One day, Sid will be a great warrior like his father, but first he must pass his father’s test.
“We are dropping you in right here,” his father says, jabbing his finger into a spot on a topographical map, unfolded messily in his lap. Sid notes the terrain. He needs little more than a glance. His memory is almost eidetic, the product of constant beatings over mistaken or misremembered minutiae during the last decade.
“That’s only a mile from the objective point.”
“That is right. This is a milk run. In and out. You cannot handle that?”
“I can, sir.”
“Good. That is why you have a time limit. Forty-five minutes for the whole op. You hit the ground. Make your way to the target zone. Terminate. Make your way to…” he scans the map briefly before poking another spot “…here for pick up.”
“I won’t let you down.”
“And no guns.”
“What?”
“No guns,” the old man repeats, grabbing Sid’s M4 rifle. He throws the gun from the open door of the helicopter. This jars Sid slightly. It is a waste of a perfectly good rifle. Neither of them looks to see where it lands. He turns back to his father.
“You’re going in with just a knife. Leave those grenades here,” he says, pointing to two HE grenades clipped to Sid’s belt. “We want to send a message. The best way is quiet and ugly. Quiet and ugly is best done with a knife.”
“I’ll make it ugly,” Sid says.
“This is a picture of the target,” the old man says, leaning over next to him with a manila file drawer folder in his hands. He flips it open in front of Sid. “He is eight.”
“You want me to kill a kid?” Sid says, not upset, but a little surprised. He eyes the photograph in the folder. It is just a mug shot of a sandy-haired young boy, maybe a little plump for his age, holding a basketball
in some unknown park.
“You are a kid,” the old man answers with a sly grin. “What is the problem?”
“None, sir.” It is true. Sid is only fifteen.
“Are you sure you can handle it? You sound afraid, boy.”
“I’ll make it ugly,” he repeats. His voice is harsh and angry now. He will.
“Good. Fear is for the weak. A warrior has no fear.”
In just minutes, Sid is making his way through the dark woodlands on his way to the target. He is light on his feet without his guns and explosives. He is almost thankful not to have them, as he feels perfectly comfortable with his KA-BAR knife for this mission – this test – and the other equipment would have only tired him faster.
Only twenty minutes have passed by the time Sid is outside the wall of the mini-mansion where his target sleeps. Sid has no concept of high society and only a rudimentary understanding of social class. He notices that this house is bigger than others he has seen, but in his mind that simply means more people must live there, or perhaps a powerful warlord constructed it to offer more protection than a smaller house without a wall.

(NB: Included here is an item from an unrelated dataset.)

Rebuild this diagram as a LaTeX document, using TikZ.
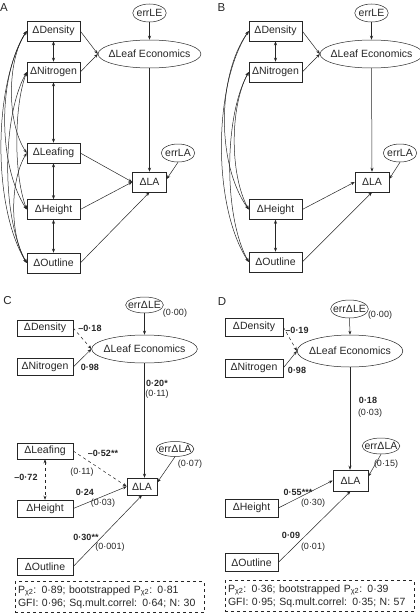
\documentclass[tikz,border=0pt]{standalone}
\usepackage{fontspec}
\setmainfont{Liberation Sans}
\usetikzlibrary{shapes.geometric,arrows.meta}

\newcommand\boxfont{\fontsize{10.5}{12}\selectfont}
\newcommand\coeffont{\fontsize{9}{10}\selectfont}
\newcommand\fitfont{\fontsize{10.5}{13}\selectfont}
\newcommand\panelfont{\fontsize{11.5}{13}\selectfont}

\begin{document}
\begin{tikzpicture}[x=1pt,y=-1pt,
    >={Stealth[length=4pt,width=3pt]},
    line width=0.5pt, color=black!85,
    box/.style={draw, rectangle, inner sep=0pt, minimum width=53pt, minimum height=20pt, font=\boxfont},
    latent/.style={draw, ellipse, inner xsep=-4.5pt, inner ysep=0pt, minimum height=28pt, font=\boxfont},
    err/.style={draw, ellipse, inner xsep=-1pt, inner ysep=0pt, minimum height=18pt, font=\boxfont},
    coef/.style={inner sep=0pt, font=\coeffont\bfseries},
    se/.style={inner sep=0pt, font=\coeffont},
    panel/.style={inner sep=0pt, font=\panelfont},
    fitbox/.style={draw, dashed, align=left, text width=183pt, inner xsep=3pt, minimum height=31pt, font=\fitfont},
  ]
  \useasboundingbox (0,0) rectangle (420,613);

  %% Panel A
  \node[panel] (lblA) at (4,8) {A};
  \node[box] (densA) at (53.5,31) {ΔDensity};
  \node[box] (nitrA) at (53.5,72) {ΔNitrogen};
  \node[box] (leafA) at (53.5,153) {ΔLeafing};
  \node[box] (heigA) at (53.5,209.5) {ΔHeight};
  \node[box] (outlA) at (53.5,263) {ΔOutline};
  \node[latent] (econA) at (149.5,54) {ΔLeaf Economics};
  \node[err] (errleA) at (149.5,13) {errLE};
  \node[box, minimum width=34pt] (laA) at (149.5,182) {ΔLA};
  \node[err] (errlaA) at (178,153) {errLA};
  %% paths
  \draw[->] (densA.east) -- (econA.west);
  \draw[->] (nitrA.east) -- (econA.west);
  \draw[->] (errleA.south) -- (econA.north);
  \draw[->] (econA.south) -- (laA.north);
  \draw[->] (errlaA.south) -- ([yshift=3pt]laA.east);
  \draw[->] (leafA.east) -- (laA.west);
  \draw[->] (heigA.east) -- (laA.west);
  \draw[->] (outlA.east) -- (laA.south);
  %% correlations
  \draw[<->] (densA.south) -- (nitrA.north);
  \draw[<->] (nitrA.south) -- (leafA.north);
  \draw[<->] (leafA.south) -- (heigA.north);
  \draw[<->] (heigA.south) -- (outlA.north);
  \draw[<->] (densA.west) .. controls +(-20,30) and +(-20,-30) .. (leafA.west);
  \draw[<->] (densA.west) .. controls +(-29,45) and +(-29,-45) .. (heigA.west);
  \draw[<->] (densA.west) .. controls +(-34,55) and +(-34,-55) .. (outlA.west);
  \draw[<->] (nitrA.west) .. controls +(-13,35) and +(-13,-35) .. (heigA.west);
  \draw[<->] (nitrA.west) .. controls +(-25,45) and +(-25,-45) .. (outlA.west);
  \draw[<->] (leafA.west) .. controls +(-17,28) and +(-17,-28) .. (outlA.west);

  %% Panel B
  \begin{scope}[xshift=222pt]
    \node[panel] (lblB) at (-0.5,7.5) {B};
    \node[box] (densB) at (53.5,31) {ΔDensity};
    \node[box] (nitrB) at (53.5,72) {ΔNitrogen};
    \node[box] (heigB) at (53.5,209.5) {ΔHeight};
    \node[box] (outlB) at (53.5,262) {ΔOutline};
    \node[latent] (econB) at (149.5,54) {ΔLeaf Economics};
    \node[err] (errleB) at (149.5,13) {errLE};
    \node[box, minimum width=34pt] (laB) at (150,182) {ΔLA};
    \node[err] (errlaB) at (178,153) {errLA};
    %% paths
    \draw[->] (densB.east) -- (econB.west);
    \draw[->] (nitrB.east) -- (econB.west);
    \draw[->] (errleB.south) -- (econB.north);
    \draw[->] (econB.south) -- (laB.north);
    \draw[->] (errlaB.south) -- ([yshift=3pt]laB.east);
    \draw[->] (heigB.east) -- (laB.west);
    \draw[->] (outlB.east) -- (laB.south);
    %% correlations
    \draw[<->] (densB.south) -- (nitrB.north);
    \draw[<->] (heigB.south) -- (outlB.north);
    \draw[<->] (densB.west) .. controls +(-32,45) and +(-32,-45) .. (heigB.west);
    \draw[<->] (densB.west) .. controls +(-36,55) and +(-36,-55) .. (outlB.west);
    \draw[<->] (nitrB.west) .. controls +(-19,35) and +(-19,-35) .. (heigB.west);
    \draw[<->] (nitrB.west) .. controls +(-25,45) and +(-25,-45) .. (outlB.west);
  \end{scope}

  %% Panel C
  \node[panel] (lblC) at (7.5,301) {C};
  \node[box, minimum width=56pt, minimum height=16pt] (densC) at (45,328) {ΔDensity};
  \node[box, minimum width=56pt, minimum height=17pt] (nitrC) at (45,367) {ΔNitrogen};
  \node[latent, inner xsep=-3.5pt] (econC) at (144.5,349) {ΔLeaf Economics};
  \node[err, inner xsep=-3pt, minimum height=16pt] (errleC) at (144.5,305) {errΔLE};
  \node[se] (seLEC) at (175,313) {(0·00)};
  \node[box, minimum width=56pt, minimum height=16pt] (leafC) at (45,451) {ΔLeafing};
  \node[box, minimum width=56pt, minimum height=17pt] (heigC) at (45,508.5) {ΔHeight};
  \node[box, minimum width=56pt, minimum height=17pt] (outlC) at (45,566.5) {ΔOutline};
  \node[box, minimum width=30pt, minimum height=17pt] (laC) at (142,486.5) {ΔLA};
  \node[err, inner xsep=-3pt, minimum height=15pt] (errlaC) at (175,449) {errΔLA};
  \node[se] (seLAC) at (190,464) {(0·07)};
  %% paths
  \draw[->, dashed] (densC.east) -- (econC.west);
  \draw[->] (nitrC.east) -- (econC.west);
  \draw[->] (errleC.south) -- (econC.north);
  \draw[->] (econC.south) -- (econC.south |- laC.north);
  \draw[->] (errlaC.south) -- ([yshift=4pt]laC.east);
  \draw[<->, dashed] (leafC.south) -- (heigC.north);
  \draw[->, dashed] (leafC.east) -- (laC.west);
  \draw[->] (heigC.east) -- (laC.west);
  \draw[->] (outlC.east) -- (laC.south);
  %% coefficients
  \node[coef] (cDensC) at (90,328) {–0·18};
  \node[coef] (cNitrC) at (90,367) {0·98};
  \node[coef] (cEconC) at (157,383) {0·20*};
  \node[se] (sEconC) at (157,394) {(0·11)};
  \node[coef] (cLeafC) at (103,453) {–0·52**};
  \node[se] (sLeafC) at (82,472) {(0·11)};
  \node[coef] (cCorC) at (26,477) {–0·72};
  \node[coef] (cHeigC) at (85,492) {0·24};
  \node[se] (sHeigC) at (103,503) {(0·03)};
  \node[coef] (cOutlC) at (86,537) {0·30**};
  \node[se] (sOutlC) at (110,547) {(0·001)};
  \node[fitbox] (fitC) at (109.5,597) {P\textsubscript{χ2}: 0·89; bootstrapped P\textsubscript{χ2}: 0·81\\GFI: 0·96; Sq.mult.correl: 0·64; N: 30};

  %% Panel D
  \node[panel] (lblD) at (222,302) {D};
  \node[box, minimum width=58pt, minimum height=18pt] (densD) at (254,327) {ΔDensity};
  \node[box, minimum width=58pt, minimum height=18pt] (nitrD) at (254,368) {ΔNitrogen};
  \node[latent, inner xsep=-3.5pt, minimum height=32pt] (econD) at (350,351) {ΔLeaf Economics};
  \node[err, inner xsep=-3pt] (errleD) at (349.5,309) {errΔLE};
  \node[se] (seLED) at (380,315) {(0·00)};
  \node[box, minimum width=53pt, minimum height=18pt] (heigD) at (251.5,508) {ΔHeight};
  \node[box, minimum width=53pt, minimum height=18pt] (outlD) at (251.5,562.5) {ΔOutline};
  \node[box, minimum width=35pt, minimum height=21pt] (laD) at (350.5,480.5) {ΔLA};
  \node[err, inner xsep=-3pt, minimum height=16pt] (errlaD) at (381,446) {errΔLA};
  \node[se] (seLAD) at (386,464) {(0·15)};
  %% paths
  \draw[->, dashed] (densD.east) -- (econD.west);
  \draw[->] (nitrD.east) -- (econD.west);
  \draw[->] (errleD.south) -- (econD.north);
  \draw[->] (econD.south) -- (econD.south |- laD.north);
  \draw[->] (errlaD.south) -- ([yshift=4pt]laD.east);
  \draw[->] (heigD.east) -- (laD.west);
  \draw[->] (outlD.east) -- (laD.south);
  %% coefficients
  \node[coef] (cDensD) at (297,330) {–0·19};
  \node[coef] (cNitrD) at (297,370) {0·98};
  \node[coef] (cEconD) at (368,400) {0·18};
  \node[se] (sEconD) at (370,413) {(0·03)};
  \node[coef] (cHeigD) at (298,492) {0·55***};
  \node[se] (sHeigD) at (313,503) {(0·30)};
  \node[coef] (cOutlD) at (291,535) {0·09};
  \node[se] (sOutlD) at (313,547) {(0·01)};
  \node[fitbox] (fitD) at (319.5,596) {P\textsubscript{χ2}: 0·36; bootstrapped P\textsubscript{χ2}: 0·39\\GFI: 0·95; Sq.mult.correl: 0·35; N: 57};
\end{tikzpicture}
\end{document}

The wall around the mansion is stone and nearly ten feet tall. Sid finds a place where a tree has been allowed to grow too near it and he dashes up the tree trunk before bounding off and gripping the top of the wall. He pulls himself over and drops down to the ground on the other side without a sound.
He draws his knife and scans the grounds in front of him. The KA-BAR knife is made from high carbon steel, heat tempered and stained black to keep it from glimmering in the night. Sometimes Sid thinks it is his favorite weapon. He tries not to play favorites because his father always taught him not to rely on any piece of equipment. A real warrior can pick up any object and make it a weapon. Still, this one is familiar and simple and he likes those things.
On his way to the house he meets no resistance. He expected a walled compound to have at least some guards patrolling the area, but he sees none. This does not bode well. Despite his father’s insistence, he does not expect this mission to be easy. The old man’s tests are never easy. Something is going to trip him up somewhere. If it wasn’t outside the house then it must be inside the house.